Luiz Roberto Barroso tem mestrado na Universidade de Yale (EUA) e pós-doutorado na Universidade de Harvard (EUA). Segundo Adriana Rocha, a formação acadêmica e os livros de Barroso “já mostravam o afeto do ministro pela democracia e também pelo liberalismo”.
“Ele tem uma visão de respeito muito grande a autonomia individual que vem influenciando alguns dos seus votos mais polêmicos”, completou a também ex-conselheira federal.
Direitos fundamentais
Para Joelson, o perfil de Barroso deverá fazer com que ele busque centrar o STF na defesa dos direitos fundamentais e da democracia. “Ainda vivemos em um país muito dividido, no qual essas questões ainda não foram totalmente pacificadas”, considera o advogado.
Nesse sentido, há mesmo o risco de algumas disputas política e entre poderes. Em julho, em uma cerimônia na União Nacional dos Estudantes (UNE), Barroso deu uma declaração polêmica, provocado pela plateia.
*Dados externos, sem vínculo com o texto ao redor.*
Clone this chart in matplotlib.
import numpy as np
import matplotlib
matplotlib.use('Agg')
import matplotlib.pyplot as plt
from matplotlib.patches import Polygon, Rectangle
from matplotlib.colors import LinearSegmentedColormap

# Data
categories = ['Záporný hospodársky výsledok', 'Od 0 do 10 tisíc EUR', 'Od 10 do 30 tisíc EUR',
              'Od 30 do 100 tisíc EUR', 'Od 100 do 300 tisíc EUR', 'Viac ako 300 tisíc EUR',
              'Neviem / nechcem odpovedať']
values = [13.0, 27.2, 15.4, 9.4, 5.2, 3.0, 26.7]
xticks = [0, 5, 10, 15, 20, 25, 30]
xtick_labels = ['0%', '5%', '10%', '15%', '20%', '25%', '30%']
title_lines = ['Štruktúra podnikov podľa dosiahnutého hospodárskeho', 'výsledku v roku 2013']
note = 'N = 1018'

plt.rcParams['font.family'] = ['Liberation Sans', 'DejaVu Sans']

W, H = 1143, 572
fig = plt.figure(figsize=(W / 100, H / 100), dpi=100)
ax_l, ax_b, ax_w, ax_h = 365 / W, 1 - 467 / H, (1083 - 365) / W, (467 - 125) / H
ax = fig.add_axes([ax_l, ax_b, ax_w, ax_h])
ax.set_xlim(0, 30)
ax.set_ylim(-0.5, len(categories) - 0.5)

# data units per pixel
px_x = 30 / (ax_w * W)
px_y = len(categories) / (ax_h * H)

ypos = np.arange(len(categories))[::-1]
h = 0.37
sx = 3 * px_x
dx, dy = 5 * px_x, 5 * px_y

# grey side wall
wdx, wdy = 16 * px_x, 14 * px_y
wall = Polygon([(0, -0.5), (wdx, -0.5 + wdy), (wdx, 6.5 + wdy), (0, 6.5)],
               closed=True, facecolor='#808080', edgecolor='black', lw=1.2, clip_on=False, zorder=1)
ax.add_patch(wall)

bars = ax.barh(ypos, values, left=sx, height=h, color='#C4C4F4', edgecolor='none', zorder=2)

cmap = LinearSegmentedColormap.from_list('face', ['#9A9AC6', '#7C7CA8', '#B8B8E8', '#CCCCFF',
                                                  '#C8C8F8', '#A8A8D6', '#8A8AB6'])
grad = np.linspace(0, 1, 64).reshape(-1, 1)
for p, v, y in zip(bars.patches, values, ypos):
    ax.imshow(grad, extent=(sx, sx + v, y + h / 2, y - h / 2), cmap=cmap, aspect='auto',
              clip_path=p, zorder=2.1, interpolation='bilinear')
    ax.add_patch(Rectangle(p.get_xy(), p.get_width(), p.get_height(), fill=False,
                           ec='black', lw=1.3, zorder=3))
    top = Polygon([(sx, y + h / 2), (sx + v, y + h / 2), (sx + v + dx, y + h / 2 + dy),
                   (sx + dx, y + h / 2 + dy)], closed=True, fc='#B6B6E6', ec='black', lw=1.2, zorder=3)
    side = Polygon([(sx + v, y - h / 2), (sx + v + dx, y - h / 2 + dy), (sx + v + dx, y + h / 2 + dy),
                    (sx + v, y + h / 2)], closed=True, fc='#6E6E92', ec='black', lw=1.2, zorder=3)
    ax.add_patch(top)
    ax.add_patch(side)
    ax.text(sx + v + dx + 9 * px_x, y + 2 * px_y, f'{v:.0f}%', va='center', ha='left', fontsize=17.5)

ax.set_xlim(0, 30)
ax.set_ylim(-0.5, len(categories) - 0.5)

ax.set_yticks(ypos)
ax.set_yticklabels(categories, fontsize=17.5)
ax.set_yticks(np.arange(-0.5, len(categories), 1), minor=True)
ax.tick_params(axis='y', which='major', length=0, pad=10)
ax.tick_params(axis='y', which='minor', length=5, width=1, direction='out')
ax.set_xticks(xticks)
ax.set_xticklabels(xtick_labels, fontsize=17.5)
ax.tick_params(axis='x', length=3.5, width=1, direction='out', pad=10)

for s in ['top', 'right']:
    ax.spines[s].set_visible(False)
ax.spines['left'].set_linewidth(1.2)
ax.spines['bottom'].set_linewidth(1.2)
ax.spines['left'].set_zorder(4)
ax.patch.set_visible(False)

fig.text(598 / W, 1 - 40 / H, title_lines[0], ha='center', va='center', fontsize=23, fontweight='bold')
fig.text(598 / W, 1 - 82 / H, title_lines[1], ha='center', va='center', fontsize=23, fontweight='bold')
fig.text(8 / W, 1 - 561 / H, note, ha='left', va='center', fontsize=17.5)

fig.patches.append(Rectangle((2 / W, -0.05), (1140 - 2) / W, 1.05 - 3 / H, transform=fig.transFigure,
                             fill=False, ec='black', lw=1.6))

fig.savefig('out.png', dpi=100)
Respondeu: “Nós derrotamos o bolsonarismo”, reforçando a ideia de uma condução política do TSE e do STF. “Sem dúvida, foi uma declaração infeliz”, reconhece Joelson. “Mas que foi superada. Não acredito que vá gerar repercussão agora”. Para Melillo Dinis, Barroso terá que “economizar nas palavras”, visto que tem um perfil contrário ao de Rosa Weber, marcado pela discrição.
Da mesma forma, Joelson considera que não mais deverá prevalecer na condução de Barroso um apoio no passado que ele pareceu dar à Operação Lava Jato. Para Joelson, quando ficou claro que havia um projeto político por trás das ações do ex-juiz e hoje senador Sergio Moro (União-PR), esses posicionamentos acabaram revertidos.
Melillo Dinis considera que, dentre os desafios que o magistrado deve enfrentar em sua gestão, está a própria união da Corte. “Barroso tem feito um grande esforço de integrar o Supremo em torno de decisões as mais majoritárias possíveis. Isso significa o desafio, que é muito grande, de transformar as onze ilhas que formam o Supremo em um pequeno arquipélago de interesses, articulações e resultados”, pontua.